I have great memories of headphones going way back to my single digits. Dad had huge over the ear cans when I was a kid with a thick coiled wire that allowed you to go anywhere in our green shagged living room. I remember that blasting Santana’s Abraxas through those were like a portal to another world.
Years later in my teens I’d take long pouty walks listening to Synchronicity by The Police on my Sony Walkman. Eventually, the discman came along and I dug nothing more than cranking some Pink Floyd, Radiohead, Outkast, and They Might Be Giants at dangerously high volumes through my headphones. You got a problem with They Might Be Giants?
Every year it gets harder and harder to figure out which is the right and which is the left headphone.
Somewhere along the line something changed. I’m pretty sure it started with the iPod. Now, I love the iPod. I dreamed of being able to access the entirety of my music collection on a small device for years. When it finally came around, no one was as thrilled as me, but it brought with it a change to headphones that I just can’t understand.
I’m not talking about audio fidelity here. You can argue the pros and cons of compression till the cows come home. I’m talking about something a little more practical; labeling.
Every year it gets harder and harder to figure out which is the right and which is the left headphone. Take a look at your headphones after a few months of use. Can you even tell which is which anymore? Look at these Samsungs. Came with my phone. White, barely raised, tiny, hardly noticeable at actual size. Great setup for a penis joke but not a headphone.
Do I really need a flood light so I can tell which holes to put these in? I’m liable to stick them anywhere.
I can’t understand who benefits from this.
When I wanna get to the bottom of something, I think about who benefits and reverse engineer from there. For the life of me I can’t understand who benefits from this.
Look at these pricey discontinued Sennheisers. Even zoomed in I can’t get a sharp picture of the indicator. That R looks like a dot at 100%, trust me. Especially bouncing on the bus, yo.
Maybe we’ll get to the point where everything is Bluetoothed right to your ear drums or hard-wired into our colons, but for now I need solutions.
These Klipsch headphones have two indicators. It’s too bad you can’t read either. See the indicator on the headphone wire itself? Dark grey against a darker grey?
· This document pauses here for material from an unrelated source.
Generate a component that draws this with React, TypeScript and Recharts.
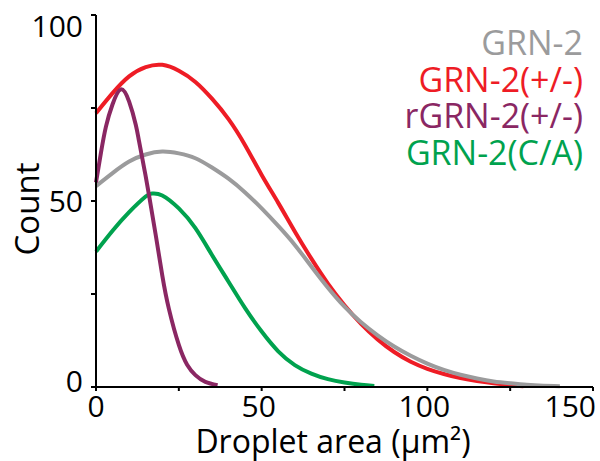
import React from 'react';
import { LineChart, Line, XAxis, YAxis } from 'recharts';

const FONT = '"Open Sans", "Noto Sans", sans-serif';

// x positions (μm²) and counts
const grayX = [0, 5, 10, 15, 20, 25, 30, 35, 40, 45, 50, 55, 60, 65, 70, 75, 80, 85, 90, 95, 100, 105, 110, 115, 120, 125, 130, 135, 140];
const grayY = [54, 57.5, 60.6, 62.5, 63.3, 62.8, 61.5, 59, 56, 52.3, 48, 43.3, 38.2, 32.4, 26.7, 21.6, 17.4, 13.9, 10.9, 8.4, 6.3, 4.6, 3.3, 2.3, 1.5, 1.0, 0.6, 0.35, 0.2];

const redX = [0, 5, 10, 15, 20, 25, 30, 35, 40, 45, 50, 55, 60, 65, 70, 75, 80, 85, 90, 95, 100, 105, 110, 115, 120, 125, 129];
const redY = [73.6, 79, 83.5, 86, 86.6, 85, 82, 77.5, 72, 65, 57, 49.5, 41.8, 34.5, 27.8, 22, 17, 12.8, 9.4, 6.8, 4.9, 3.5, 2.4, 1.6, 1.0, 0.5, 0.2];

const purpleX = [0, 1.5, 3, 5, 7.5, 10, 12, 13, 14.5, 16, 18, 20, 22, 25, 27.5, 30, 33, 36.7];
const purpleY = [55, 63, 70, 76, 80, 76.7, 70.5, 66, 59, 51.6, 41, 30, 21, 11.3, 6, 3.2, 1.4, 0.5];

const greenX = [0, 5, 10, 15, 17, 20, 25, 30, 35, 40, 45, 50, 55, 60, 65, 70, 75, 80, 84];
const greenY = [36.4, 42, 47, 51.2, 52, 51.5, 48, 42.7, 35.5, 28.3, 21.2, 14.9, 9.6, 5.9, 3.6, 2.1, 1.2, 0.6, 0.3];

const seriesNames = ['GRN-2', 'GRN-2(+/-)', 'rGRN-2(+/-)', 'GRN-2(C/A)'];
const seriesColors = ['#9b9b9c', '#ee1c25', '#8a2763', '#00a24e'];
// drawing order: red, gray, green, purple (purple on top)
const drawOrder = [1, 0, 3, 2];

const xTicks = [0, 25, 50, 75, 100, 125, 150];
const yTicks = [0, 25, 50, 75, 100];
const yTicksRight = [0, 12.5, 25, 37.5, 50, 62.5, 75, 87.5, 100];
const xLabelValues = [0, 50, 100, 150];
const yLabelValues = [0, 50, 100];

const toPoints = (xs: number[], ys: number[]) => xs.map((x, i) => ({ x, y: ys[i] }));
const seriesData = [
  toPoints(grayX, grayY),
  toPoints(redX, redY),
  toPoints(purpleX, purpleY),
  toPoints(greenX, greenY),
];

const YTick = (props: any) => {
  const { x, y, payload } = props;
  const v = payload.value;
  if (!yLabelValues.includes(v)) return <g />;
  const dy = v === 100 ? 22 : v === 0 ? 5 : 11;
  return (
    <text x={x} y={y + dy} textAnchor="end" fontSize={30} fontFamily={FONT} fill="#000">
      {v}
    </text>
  );
};

const XTick = (props: any) => {
  const { x, y, payload } = props;
  const v = payload.value;
  if (!xLabelValues.includes(v)) return <g />;
  const anchor = v === 150 ? 'end' : 'middle';
  const dx = v === 150 ? 3 : v === 0 ? 0 : -3;
  return (
    <text x={x + dx} y={y + 26} textAnchor={anchor} fontSize={30} fontFamily={FONT} fill="#000">
      {v}
    </text>
  );
};

const XTitle = () => (
  <text x={333} y={453} textAnchor="middle" fontSize={32} fontFamily={FONT} fill="#000">
    Droplet area (μm²)
  </text>
);

const YTitle = () => (
  <text
    x={39}
    y={209}
    transform="rotate(-90, 39, 209)"
    textAnchor="middle"
    fontSize={33}
    fontFamily={FONT}
    fill="#000"
  >
    Count
  </text>
);

export default function App() {
  return (
    <div style={{ position: 'absolute', left: 0, top: 0, width: 600, height: 461, background: '#fff' }}>
      <LineChart width={600} height={461} margin={{ top: 15, right: 7, bottom: 0, left: 0 }}>
        <XAxis
          xAxisId="bottom"
          dataKey="x"
          type="number"
          domain={[0, 150]}
          ticks={xTicks}
          height={74}
          stroke="#000"
          strokeWidth={2}
          tickSize={4}
          tickMargin={0}
          tick={<XTick />}
          interval={0}
          allowDuplicatedCategory={false}
          label={<XTitle />}
        />
        <XAxis
          xAxisId="top"
          orientation="top"
          dataKey="x"
          type="number"
          domain={[0, 150]}
          height={0}
          tick={false}
          tickLine={false}
          stroke="#333"
          strokeWidth={1.5}
          allowDuplicatedCategory={false}
        />
        <YAxis
          yAxisId="left"
          type="number"
          domain={[0, 100]}
          ticks={yTicks}
          width={96}
          stroke="#000"
          strokeWidth={2}
          tickSize={5}
          tickMargin={8}
          tick={<YTick />}
          interval={0}
          label={<YTitle />}
        />
        <YAxis
          yAxisId="right"
          orientation="right"
          type="number"
          domain={[0, 100]}
          ticks={yTicksRight}
          width={0}
          mirror
          stroke="#333"
          strokeWidth={1.5}
          tickSize={5}
          tickFormatter={() => ''}
          interval={0}
        />
        {drawOrder.map((i) => (
          <Line
            key={seriesNames[i]}
            data={seriesData[i]}
            xAxisId="bottom"
            yAxisId="left"
            dataKey="y"
            name={seriesNames[i]}
            type="natural"
            stroke={seriesColors[i]}
            strokeWidth={4}
            dot={false}
            activeDot={false}
            isAnimationActive={false}
          />
        ))}
      </LineChart>
      <div
        style={{
          position: 'absolute',
          top: 24,
          right: 17,
          textAlign: 'right',
          fontFamily: FONT,
          fontSize: 34,
          lineHeight: '36.7px',
          pointerEvents: 'none',
        }}
      >
        {seriesNames.map((n, i) => (
          <div key={n} style={{ color: seriesColors[i], whiteSpace: 'nowrap' }}>
            {n}
          </div>
        ))}
      </div>
    </div>
  );
}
And can you even see the other indicator? Nighttime happens, headphones companies. And dimly lit afternoons. You’d have trouble seeing these in the clearest light of day.
Wait, maybe it’s eyeglass companies that benefit from this?
And it’s not just in-ear headphones. These Velodyne’s over-the-ear cans have a small stamp in the metal on the inside of the headband that you can only see if you angle it towards Mecca.
Really? Do I have to draw large L’s and R’s with a permanent marker on all my headphones? How am I supposed to look cool?
Listen, I know a lot of stuff is going on in the world that’s super-important. Maybe ISIS shot down a Russian plane over Egypt. Maybe our next President will be a billionaire xenophobe or a narcoleptic neurosurgeon. In the grand scheme of things, blogging about headphones seems like whiny hipster bullshit… but to paraphrase Plato, music gives soul to the universe, wings to the mind, and flight to the imagination. That’s some important shit right there.